_TASK DESCRIPTION_:
In the entries below, find the lines that contain the word "this" and copy them.

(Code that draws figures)
+---+

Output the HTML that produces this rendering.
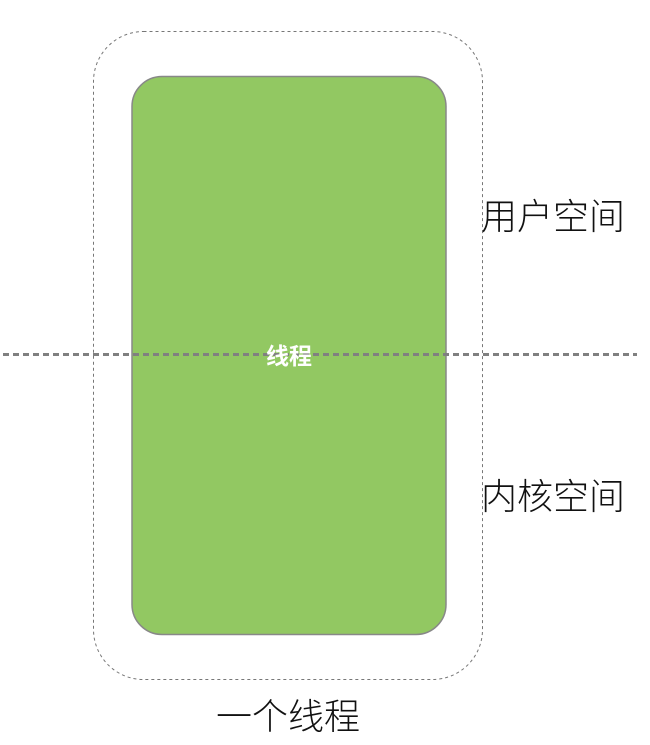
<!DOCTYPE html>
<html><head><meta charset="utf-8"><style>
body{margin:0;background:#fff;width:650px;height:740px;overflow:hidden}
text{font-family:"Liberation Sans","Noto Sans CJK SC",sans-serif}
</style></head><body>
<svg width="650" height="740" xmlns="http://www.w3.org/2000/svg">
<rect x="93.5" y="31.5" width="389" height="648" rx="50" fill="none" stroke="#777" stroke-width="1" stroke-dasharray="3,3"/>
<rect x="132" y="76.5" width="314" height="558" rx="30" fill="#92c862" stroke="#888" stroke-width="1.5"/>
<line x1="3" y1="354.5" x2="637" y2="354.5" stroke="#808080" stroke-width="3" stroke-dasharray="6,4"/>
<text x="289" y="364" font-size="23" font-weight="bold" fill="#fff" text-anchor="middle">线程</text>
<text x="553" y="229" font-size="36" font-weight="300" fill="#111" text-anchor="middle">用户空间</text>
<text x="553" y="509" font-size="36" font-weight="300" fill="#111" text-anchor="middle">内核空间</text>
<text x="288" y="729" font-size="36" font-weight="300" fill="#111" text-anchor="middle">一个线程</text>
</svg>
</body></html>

+---+

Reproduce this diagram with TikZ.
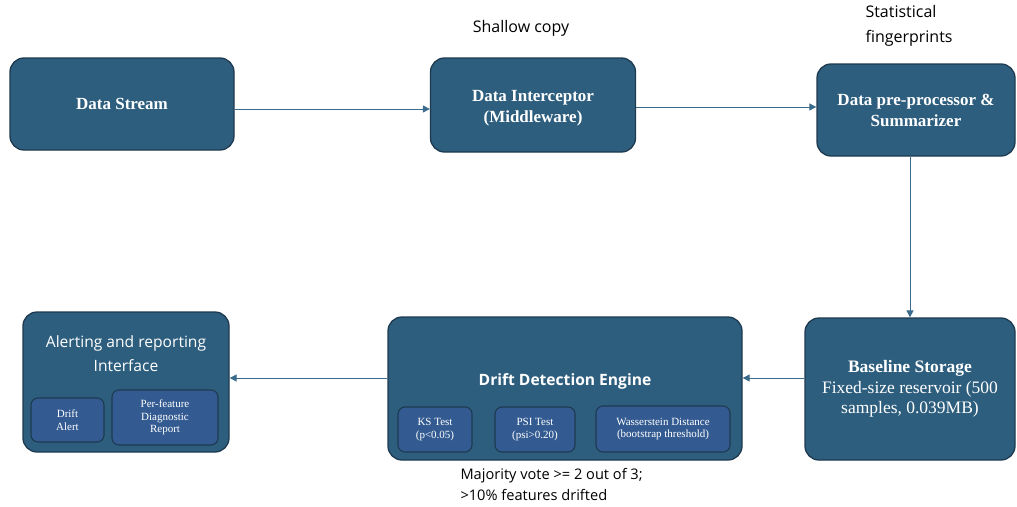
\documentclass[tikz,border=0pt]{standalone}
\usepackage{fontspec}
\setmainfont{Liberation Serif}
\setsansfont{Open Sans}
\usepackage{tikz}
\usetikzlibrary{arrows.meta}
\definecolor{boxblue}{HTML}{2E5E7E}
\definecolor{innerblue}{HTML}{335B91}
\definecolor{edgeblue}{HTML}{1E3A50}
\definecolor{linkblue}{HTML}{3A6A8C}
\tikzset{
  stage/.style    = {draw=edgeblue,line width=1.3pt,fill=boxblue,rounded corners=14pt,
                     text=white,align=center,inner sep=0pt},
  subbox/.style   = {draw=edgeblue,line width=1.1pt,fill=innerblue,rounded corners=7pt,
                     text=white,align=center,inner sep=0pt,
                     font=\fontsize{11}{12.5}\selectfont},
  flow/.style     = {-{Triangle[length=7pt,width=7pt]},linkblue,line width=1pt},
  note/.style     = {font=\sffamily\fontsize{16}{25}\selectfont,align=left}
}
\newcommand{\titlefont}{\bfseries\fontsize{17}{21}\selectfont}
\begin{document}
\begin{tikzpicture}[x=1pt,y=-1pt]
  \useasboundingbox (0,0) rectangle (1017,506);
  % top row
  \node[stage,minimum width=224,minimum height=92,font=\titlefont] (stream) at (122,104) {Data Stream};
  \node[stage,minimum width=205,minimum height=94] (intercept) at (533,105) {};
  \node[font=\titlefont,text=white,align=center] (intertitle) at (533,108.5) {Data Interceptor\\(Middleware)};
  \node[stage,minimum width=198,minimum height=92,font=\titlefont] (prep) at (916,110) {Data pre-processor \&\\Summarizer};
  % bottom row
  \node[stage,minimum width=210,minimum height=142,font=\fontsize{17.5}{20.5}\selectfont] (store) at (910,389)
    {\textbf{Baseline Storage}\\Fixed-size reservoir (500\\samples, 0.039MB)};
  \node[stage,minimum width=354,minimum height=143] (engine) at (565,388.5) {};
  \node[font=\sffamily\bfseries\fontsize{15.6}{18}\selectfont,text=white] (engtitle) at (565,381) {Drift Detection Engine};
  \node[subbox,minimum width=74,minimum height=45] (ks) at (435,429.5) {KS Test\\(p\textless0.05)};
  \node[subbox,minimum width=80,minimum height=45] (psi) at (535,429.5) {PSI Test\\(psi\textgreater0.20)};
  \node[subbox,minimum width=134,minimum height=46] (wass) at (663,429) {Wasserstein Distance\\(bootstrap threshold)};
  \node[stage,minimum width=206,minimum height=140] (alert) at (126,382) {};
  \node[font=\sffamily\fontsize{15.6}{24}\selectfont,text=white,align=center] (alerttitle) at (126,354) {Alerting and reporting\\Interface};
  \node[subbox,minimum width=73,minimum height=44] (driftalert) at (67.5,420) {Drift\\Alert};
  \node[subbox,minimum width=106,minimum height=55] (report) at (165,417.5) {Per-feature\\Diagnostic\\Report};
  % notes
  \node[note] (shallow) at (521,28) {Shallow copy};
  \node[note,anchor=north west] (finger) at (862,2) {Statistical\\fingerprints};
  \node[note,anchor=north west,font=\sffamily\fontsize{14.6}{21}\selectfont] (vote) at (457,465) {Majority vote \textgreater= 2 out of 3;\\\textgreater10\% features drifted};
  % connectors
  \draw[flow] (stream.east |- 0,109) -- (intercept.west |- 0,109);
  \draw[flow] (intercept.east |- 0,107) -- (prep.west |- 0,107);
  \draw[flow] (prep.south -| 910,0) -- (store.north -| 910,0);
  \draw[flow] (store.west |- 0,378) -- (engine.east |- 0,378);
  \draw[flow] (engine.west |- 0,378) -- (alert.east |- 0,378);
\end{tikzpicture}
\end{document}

+---+

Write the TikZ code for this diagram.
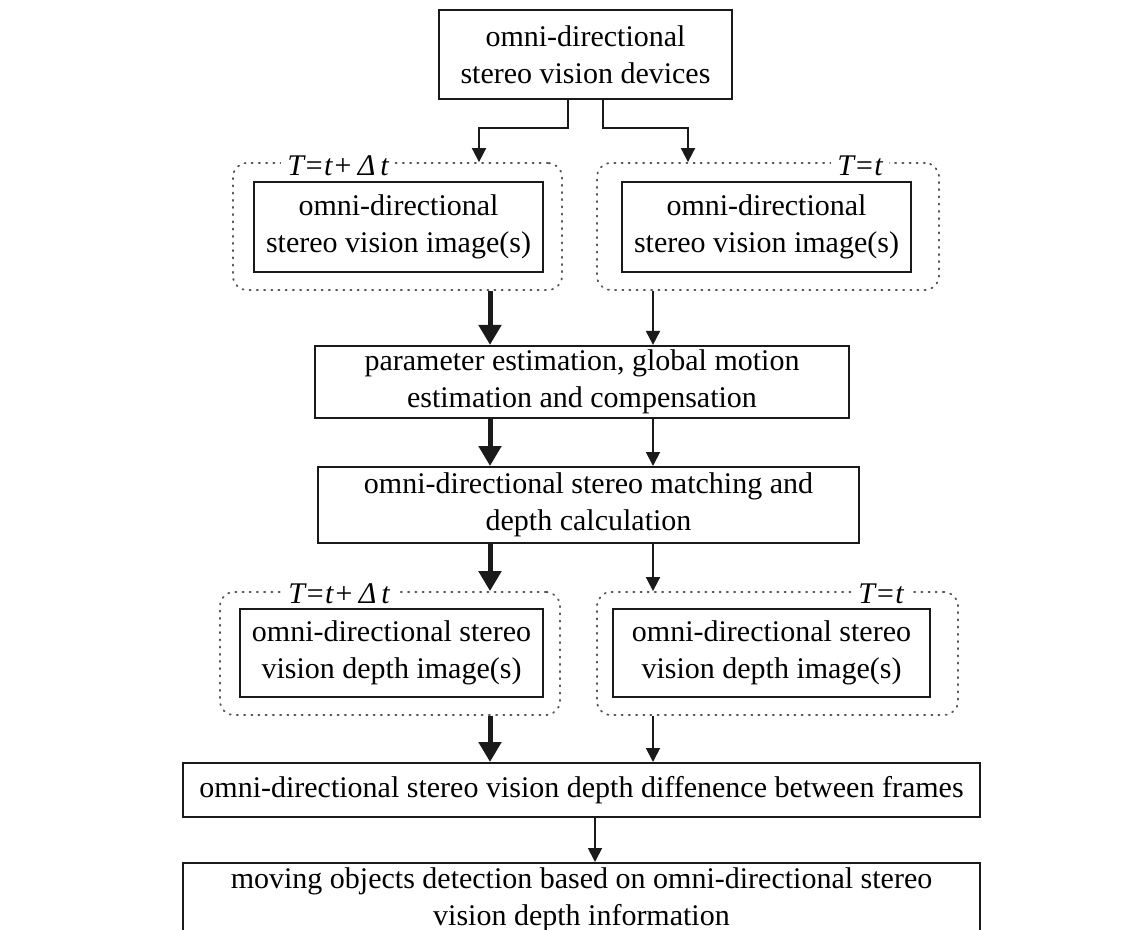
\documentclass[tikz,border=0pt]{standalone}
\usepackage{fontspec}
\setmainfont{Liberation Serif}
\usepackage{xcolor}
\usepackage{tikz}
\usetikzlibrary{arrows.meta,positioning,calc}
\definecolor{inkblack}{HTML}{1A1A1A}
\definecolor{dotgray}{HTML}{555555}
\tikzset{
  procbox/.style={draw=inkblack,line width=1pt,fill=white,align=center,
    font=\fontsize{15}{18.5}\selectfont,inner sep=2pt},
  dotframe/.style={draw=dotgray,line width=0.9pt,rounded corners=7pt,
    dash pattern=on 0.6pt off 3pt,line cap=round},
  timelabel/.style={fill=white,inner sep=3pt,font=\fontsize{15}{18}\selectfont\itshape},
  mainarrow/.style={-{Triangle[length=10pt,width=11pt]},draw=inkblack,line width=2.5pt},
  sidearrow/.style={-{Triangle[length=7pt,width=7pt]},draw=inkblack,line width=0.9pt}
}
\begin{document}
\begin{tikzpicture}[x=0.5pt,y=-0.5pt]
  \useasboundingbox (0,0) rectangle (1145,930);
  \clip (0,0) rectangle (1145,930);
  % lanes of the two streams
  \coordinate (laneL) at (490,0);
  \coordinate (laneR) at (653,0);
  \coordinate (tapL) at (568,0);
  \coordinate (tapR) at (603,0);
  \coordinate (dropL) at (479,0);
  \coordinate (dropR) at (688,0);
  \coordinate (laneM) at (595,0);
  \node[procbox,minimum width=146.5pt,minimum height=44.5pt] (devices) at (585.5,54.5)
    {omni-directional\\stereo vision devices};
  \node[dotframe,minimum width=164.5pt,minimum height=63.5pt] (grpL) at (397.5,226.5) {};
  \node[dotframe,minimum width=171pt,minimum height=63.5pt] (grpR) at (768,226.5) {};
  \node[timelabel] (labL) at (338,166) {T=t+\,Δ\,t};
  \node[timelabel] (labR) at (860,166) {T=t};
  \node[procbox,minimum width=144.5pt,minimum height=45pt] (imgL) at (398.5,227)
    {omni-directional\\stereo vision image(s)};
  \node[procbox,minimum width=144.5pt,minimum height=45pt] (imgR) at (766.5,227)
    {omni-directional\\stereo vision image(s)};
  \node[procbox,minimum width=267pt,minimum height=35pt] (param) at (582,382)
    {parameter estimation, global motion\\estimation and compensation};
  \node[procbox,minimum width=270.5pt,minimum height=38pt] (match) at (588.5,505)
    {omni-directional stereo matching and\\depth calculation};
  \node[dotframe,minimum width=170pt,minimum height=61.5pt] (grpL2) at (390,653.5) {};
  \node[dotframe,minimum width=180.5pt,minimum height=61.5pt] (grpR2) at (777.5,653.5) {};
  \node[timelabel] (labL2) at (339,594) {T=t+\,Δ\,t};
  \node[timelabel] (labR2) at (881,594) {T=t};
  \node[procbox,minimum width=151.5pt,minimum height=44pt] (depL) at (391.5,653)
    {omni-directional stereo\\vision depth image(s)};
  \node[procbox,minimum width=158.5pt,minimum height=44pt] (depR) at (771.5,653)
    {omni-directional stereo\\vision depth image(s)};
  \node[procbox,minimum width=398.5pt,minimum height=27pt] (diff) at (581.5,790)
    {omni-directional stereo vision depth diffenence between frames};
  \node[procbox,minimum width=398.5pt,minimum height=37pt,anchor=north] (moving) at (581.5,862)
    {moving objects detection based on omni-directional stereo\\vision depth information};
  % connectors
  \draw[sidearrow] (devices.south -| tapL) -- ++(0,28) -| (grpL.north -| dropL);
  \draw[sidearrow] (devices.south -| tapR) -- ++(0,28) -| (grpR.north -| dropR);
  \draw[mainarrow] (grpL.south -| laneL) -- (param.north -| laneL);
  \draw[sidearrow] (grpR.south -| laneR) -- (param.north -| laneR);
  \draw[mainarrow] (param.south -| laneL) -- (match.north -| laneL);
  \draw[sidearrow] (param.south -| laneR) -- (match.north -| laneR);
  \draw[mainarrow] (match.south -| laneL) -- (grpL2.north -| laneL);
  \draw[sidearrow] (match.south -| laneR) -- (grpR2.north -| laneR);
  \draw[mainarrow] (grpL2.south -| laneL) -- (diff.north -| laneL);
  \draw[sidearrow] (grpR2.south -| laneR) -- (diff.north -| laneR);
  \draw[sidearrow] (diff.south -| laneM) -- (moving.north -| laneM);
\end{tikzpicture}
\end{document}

+---+

_ANSWER BELOW_:
Output the HTML that produces this rendering.
Reproduce this diagram with TikZ.
Write the TikZ code for this diagram.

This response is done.